The article is talking about the scaling issues of SSH access via jump boxes or bastions. I'd argue that a better solution to scaling SSH access is to invest in tooling that makes SSH access unnecessary for most of your team. Centralized logs, error reporting, distributed traces, etc. are fairly well solved for most installations. Interactive access to prod (e.g. running DB migrations) requires a little more investment, but tools like ECS Exec make that fairly accessible without requiring SSH access.
The scenarios you need access to the downstream resources is mainly for doing ops on them. Other things such as viewing logs can is predictable and can be exposed via some tool to developers.
The idea of expiring ssh keys seems completely reasonable, but it's also a good idea to have enough centralized access control to be able to actually give someone temporary access allocations. Key validity is evaluated locally, against system time.
It's a pretty big architectural philosophy shift. All our production workload runs on spot instances, unhealthy hosts come and go quickly enough and our traffic rebalances fast enough that we just don't spend that much time debugging low-level issues. Core dumps get shipped to S3. We do continuous profiling with Google Cloud Profiler. There's a lot of tooling required but once that investment is made things run very well.
The overall point should be, figure out what your needed access control permissions are and then find and use tools to meet those needs. SSH might be the tool, it might not be.
Shifting from tail -f <logs> to any web UI doesn't remove the access control for logging, it just shifts it into the fancy web UI. That may or may not be better, it's just different. One could certainly argue the fancy web UI is a better UX, but that's a totally different reason for selecting that tool or not. Access Control happens either way.
Also there is a lot of low contrast text on that website - this shows that they really know what they are doing and you can trust them. I am sure it is a very good company and you should give all the login credentials of your org to them and also install their binary on all servers.
Isn´t "trust in company" the reason why you are using Linux servers?
I also have set this up to restrict SSH access to particular hosts based on the LDAP record.
The problem they are describing isn't a problem with Jump servers... it's a problem with distributed authorization.
You are right about the problem statement. It is distributed authorization problem. And it is a very hard problem to solve or visualize for a fast moving company unless it is a problem.
Where can I see this data?

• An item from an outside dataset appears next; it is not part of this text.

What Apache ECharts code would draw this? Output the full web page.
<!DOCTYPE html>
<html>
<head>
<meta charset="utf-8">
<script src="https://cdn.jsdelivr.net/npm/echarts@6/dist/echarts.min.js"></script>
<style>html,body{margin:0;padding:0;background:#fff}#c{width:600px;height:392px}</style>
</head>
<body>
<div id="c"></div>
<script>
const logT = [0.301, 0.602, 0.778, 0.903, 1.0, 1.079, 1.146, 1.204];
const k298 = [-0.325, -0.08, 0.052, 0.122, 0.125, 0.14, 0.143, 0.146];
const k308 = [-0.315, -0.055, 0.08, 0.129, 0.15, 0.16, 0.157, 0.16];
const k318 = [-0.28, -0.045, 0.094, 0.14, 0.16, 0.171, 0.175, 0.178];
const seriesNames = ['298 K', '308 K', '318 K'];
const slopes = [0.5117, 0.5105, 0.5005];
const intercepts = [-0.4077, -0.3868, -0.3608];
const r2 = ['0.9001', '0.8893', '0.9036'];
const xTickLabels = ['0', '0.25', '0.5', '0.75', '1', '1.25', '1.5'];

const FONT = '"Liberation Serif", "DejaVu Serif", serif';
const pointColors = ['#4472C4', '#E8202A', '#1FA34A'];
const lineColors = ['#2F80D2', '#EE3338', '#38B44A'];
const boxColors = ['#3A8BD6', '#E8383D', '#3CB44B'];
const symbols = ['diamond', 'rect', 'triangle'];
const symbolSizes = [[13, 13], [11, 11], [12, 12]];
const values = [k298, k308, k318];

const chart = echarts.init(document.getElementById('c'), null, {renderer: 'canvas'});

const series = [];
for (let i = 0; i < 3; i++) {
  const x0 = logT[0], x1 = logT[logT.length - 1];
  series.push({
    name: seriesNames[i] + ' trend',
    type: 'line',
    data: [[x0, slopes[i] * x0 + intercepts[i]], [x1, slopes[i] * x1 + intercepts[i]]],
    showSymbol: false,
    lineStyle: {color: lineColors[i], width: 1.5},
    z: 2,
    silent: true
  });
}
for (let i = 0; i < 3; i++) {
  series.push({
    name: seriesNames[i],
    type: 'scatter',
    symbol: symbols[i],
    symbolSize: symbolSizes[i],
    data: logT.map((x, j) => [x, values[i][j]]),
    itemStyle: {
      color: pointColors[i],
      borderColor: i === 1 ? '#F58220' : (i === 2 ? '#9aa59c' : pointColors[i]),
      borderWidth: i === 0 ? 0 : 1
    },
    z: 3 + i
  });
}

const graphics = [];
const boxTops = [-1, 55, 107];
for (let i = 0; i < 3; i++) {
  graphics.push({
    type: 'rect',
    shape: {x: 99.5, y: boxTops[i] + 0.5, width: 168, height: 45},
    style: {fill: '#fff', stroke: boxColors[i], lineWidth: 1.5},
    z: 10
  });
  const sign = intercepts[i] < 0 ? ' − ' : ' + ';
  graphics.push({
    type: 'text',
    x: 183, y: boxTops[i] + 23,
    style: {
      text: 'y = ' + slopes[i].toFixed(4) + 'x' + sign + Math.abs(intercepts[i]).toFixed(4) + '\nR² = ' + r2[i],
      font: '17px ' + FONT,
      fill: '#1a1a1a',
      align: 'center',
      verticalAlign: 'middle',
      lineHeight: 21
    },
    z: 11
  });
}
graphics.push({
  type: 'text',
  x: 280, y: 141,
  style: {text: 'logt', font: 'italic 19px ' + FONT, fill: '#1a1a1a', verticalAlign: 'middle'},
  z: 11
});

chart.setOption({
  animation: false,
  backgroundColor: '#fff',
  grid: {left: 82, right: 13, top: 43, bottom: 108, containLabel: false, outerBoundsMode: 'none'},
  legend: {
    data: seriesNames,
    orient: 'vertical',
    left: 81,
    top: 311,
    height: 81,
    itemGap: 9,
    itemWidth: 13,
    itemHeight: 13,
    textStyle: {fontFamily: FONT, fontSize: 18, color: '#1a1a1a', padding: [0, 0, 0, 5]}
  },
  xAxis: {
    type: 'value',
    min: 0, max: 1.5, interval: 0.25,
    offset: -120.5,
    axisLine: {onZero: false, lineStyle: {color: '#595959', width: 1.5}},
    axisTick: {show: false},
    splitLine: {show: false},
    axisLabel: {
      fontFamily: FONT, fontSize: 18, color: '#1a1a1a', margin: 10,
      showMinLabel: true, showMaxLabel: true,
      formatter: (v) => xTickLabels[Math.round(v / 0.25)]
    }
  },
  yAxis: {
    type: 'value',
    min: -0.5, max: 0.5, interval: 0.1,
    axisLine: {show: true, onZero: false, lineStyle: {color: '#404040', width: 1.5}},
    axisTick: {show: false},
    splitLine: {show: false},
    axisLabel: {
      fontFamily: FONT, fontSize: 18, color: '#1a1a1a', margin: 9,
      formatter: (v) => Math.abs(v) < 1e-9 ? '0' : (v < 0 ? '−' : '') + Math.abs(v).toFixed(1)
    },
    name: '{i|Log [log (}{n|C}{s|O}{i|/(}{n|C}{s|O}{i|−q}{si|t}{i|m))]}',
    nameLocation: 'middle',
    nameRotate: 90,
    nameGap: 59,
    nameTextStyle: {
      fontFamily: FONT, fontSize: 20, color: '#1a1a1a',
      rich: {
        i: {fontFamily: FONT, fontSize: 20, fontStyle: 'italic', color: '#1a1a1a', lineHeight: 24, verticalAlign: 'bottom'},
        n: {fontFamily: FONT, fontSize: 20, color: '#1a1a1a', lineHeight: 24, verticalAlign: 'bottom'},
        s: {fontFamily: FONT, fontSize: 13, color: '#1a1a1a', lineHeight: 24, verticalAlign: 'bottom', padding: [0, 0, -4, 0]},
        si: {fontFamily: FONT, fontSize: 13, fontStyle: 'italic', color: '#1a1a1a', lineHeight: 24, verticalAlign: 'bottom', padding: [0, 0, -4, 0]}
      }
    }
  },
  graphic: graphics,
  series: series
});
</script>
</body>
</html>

I would like to check your statements.
We are on the internet, so would you please like to add the source of knowledge to your statements - it is a very basic and good feature called "URL", please use it!
Or do you just want to say "I have not seen many orgs with SSH + LDAP in my career because I have never worked in one and from that I conclude that the whole world works like this"?

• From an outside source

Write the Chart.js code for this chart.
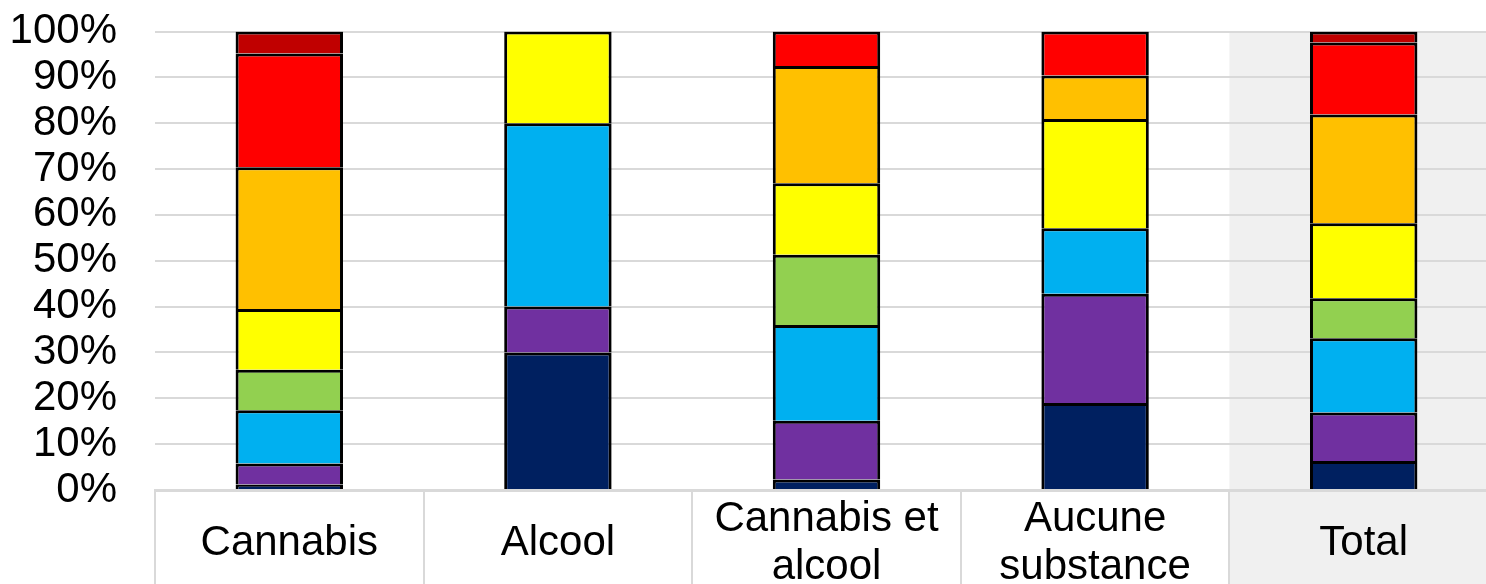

Also easy to port-forward instances to your local machine.
I’m always surprised that other clouds don’t have this.
> Announcing a new phase of Runops. Launching hoop.dev
with a link to this https://hoop.dev/blog/launching-hoop/
It is far too easy to misconfigure network policies and grant them access to infrastructure that they shouldn't.
And with Tailscale you can run the agent within SaaS products like Github Actions or Terraform Cloud to securely manage their access into your systems.

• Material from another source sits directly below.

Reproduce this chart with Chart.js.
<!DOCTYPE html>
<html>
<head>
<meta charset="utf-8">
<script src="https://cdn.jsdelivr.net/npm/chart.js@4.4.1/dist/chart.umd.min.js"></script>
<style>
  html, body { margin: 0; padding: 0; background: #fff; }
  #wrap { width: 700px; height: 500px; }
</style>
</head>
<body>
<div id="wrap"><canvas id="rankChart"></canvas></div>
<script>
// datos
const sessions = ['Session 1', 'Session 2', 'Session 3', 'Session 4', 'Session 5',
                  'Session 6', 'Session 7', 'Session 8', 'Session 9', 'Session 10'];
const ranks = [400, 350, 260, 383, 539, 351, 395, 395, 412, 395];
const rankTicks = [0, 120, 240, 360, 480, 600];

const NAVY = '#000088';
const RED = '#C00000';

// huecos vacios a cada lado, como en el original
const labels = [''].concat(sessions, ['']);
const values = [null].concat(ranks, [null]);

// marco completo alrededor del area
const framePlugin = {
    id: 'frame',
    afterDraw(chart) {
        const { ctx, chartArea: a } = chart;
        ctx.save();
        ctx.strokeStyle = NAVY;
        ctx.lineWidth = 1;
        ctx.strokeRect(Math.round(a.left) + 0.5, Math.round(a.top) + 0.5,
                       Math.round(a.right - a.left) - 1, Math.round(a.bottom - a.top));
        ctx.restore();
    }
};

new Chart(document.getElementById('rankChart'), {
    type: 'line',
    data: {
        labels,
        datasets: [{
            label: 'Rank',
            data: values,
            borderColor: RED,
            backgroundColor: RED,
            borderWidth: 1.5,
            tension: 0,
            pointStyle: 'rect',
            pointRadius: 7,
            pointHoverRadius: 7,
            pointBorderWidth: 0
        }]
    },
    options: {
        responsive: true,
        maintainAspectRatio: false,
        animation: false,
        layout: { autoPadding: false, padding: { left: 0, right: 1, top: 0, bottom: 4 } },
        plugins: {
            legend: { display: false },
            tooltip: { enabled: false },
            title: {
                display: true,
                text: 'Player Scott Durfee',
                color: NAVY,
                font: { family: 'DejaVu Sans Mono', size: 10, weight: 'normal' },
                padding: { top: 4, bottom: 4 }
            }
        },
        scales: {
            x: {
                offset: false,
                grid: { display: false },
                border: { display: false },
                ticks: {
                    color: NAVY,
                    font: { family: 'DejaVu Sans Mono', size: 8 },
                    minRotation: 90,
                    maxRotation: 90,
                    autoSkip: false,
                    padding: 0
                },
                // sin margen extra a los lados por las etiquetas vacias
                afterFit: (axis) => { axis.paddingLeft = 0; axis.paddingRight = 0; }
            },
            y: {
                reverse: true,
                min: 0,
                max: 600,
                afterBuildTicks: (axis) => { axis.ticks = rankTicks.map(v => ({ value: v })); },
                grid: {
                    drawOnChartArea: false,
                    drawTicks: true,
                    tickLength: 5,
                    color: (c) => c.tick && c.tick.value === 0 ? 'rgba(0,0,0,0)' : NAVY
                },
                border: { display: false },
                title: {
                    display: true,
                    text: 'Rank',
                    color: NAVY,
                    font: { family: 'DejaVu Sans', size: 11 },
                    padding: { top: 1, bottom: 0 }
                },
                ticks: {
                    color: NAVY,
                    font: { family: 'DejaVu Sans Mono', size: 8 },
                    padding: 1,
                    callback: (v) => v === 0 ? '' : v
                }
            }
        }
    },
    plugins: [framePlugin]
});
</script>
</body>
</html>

Is wearing blue denim jacket and jeans an anti-pattern? Is vegemite an anti-pattern? Can't we just say "obsolete", or "bad idea"?
Yup. Use VPNs and firewall ACLs. Jump servers are leftovers of bad practices where good practices were too hard to implement.
> Burden of managing SSH keys of users throughout all nodes. Rotation is required when someone leaves or enter the organization;
That is extremely trivial if you have (you should) any sensible configuration management in place. We just store them in LDAP with user data and distribute where neede (gitlab, servers)
> Role management requires managing sudoers files, making sure file system permissions are properly configured and users are within their proper groups;
Ah yes, managing a text file, so fucking hard /s
> Nodes must be updated with the tooling necessary to interact with internal services.
>Keep a list of updated services (DNS) available to interact with it
see the point about CM
> Usually, infrastructure enginners are a scarce team and keeping all these components updated are hard to tackle. Over time, these nodes will onboard more users and tooling, which will increase the complexity over managing these resources.
Which is why you write it once and use automation. I don't think we touched our sudoers or ssh key management module in years, it was written once then had some small changes but that's about it
We use Basti (https://github.com/BohdanPetryshyn/basti/issues) to set up and manage the jump host. The tool automatically starts/stops the instance, which is excellent for irregular access.
That said, thanks, Basti looks very useful!
Not normally, right? Isn't that the whole point of public-key cryptography?
See e.g. https://www.theregister.com/2016/01/14/openssh_is_wide_open_... for when a vulnerability in the openssh client made this possible back in 2016.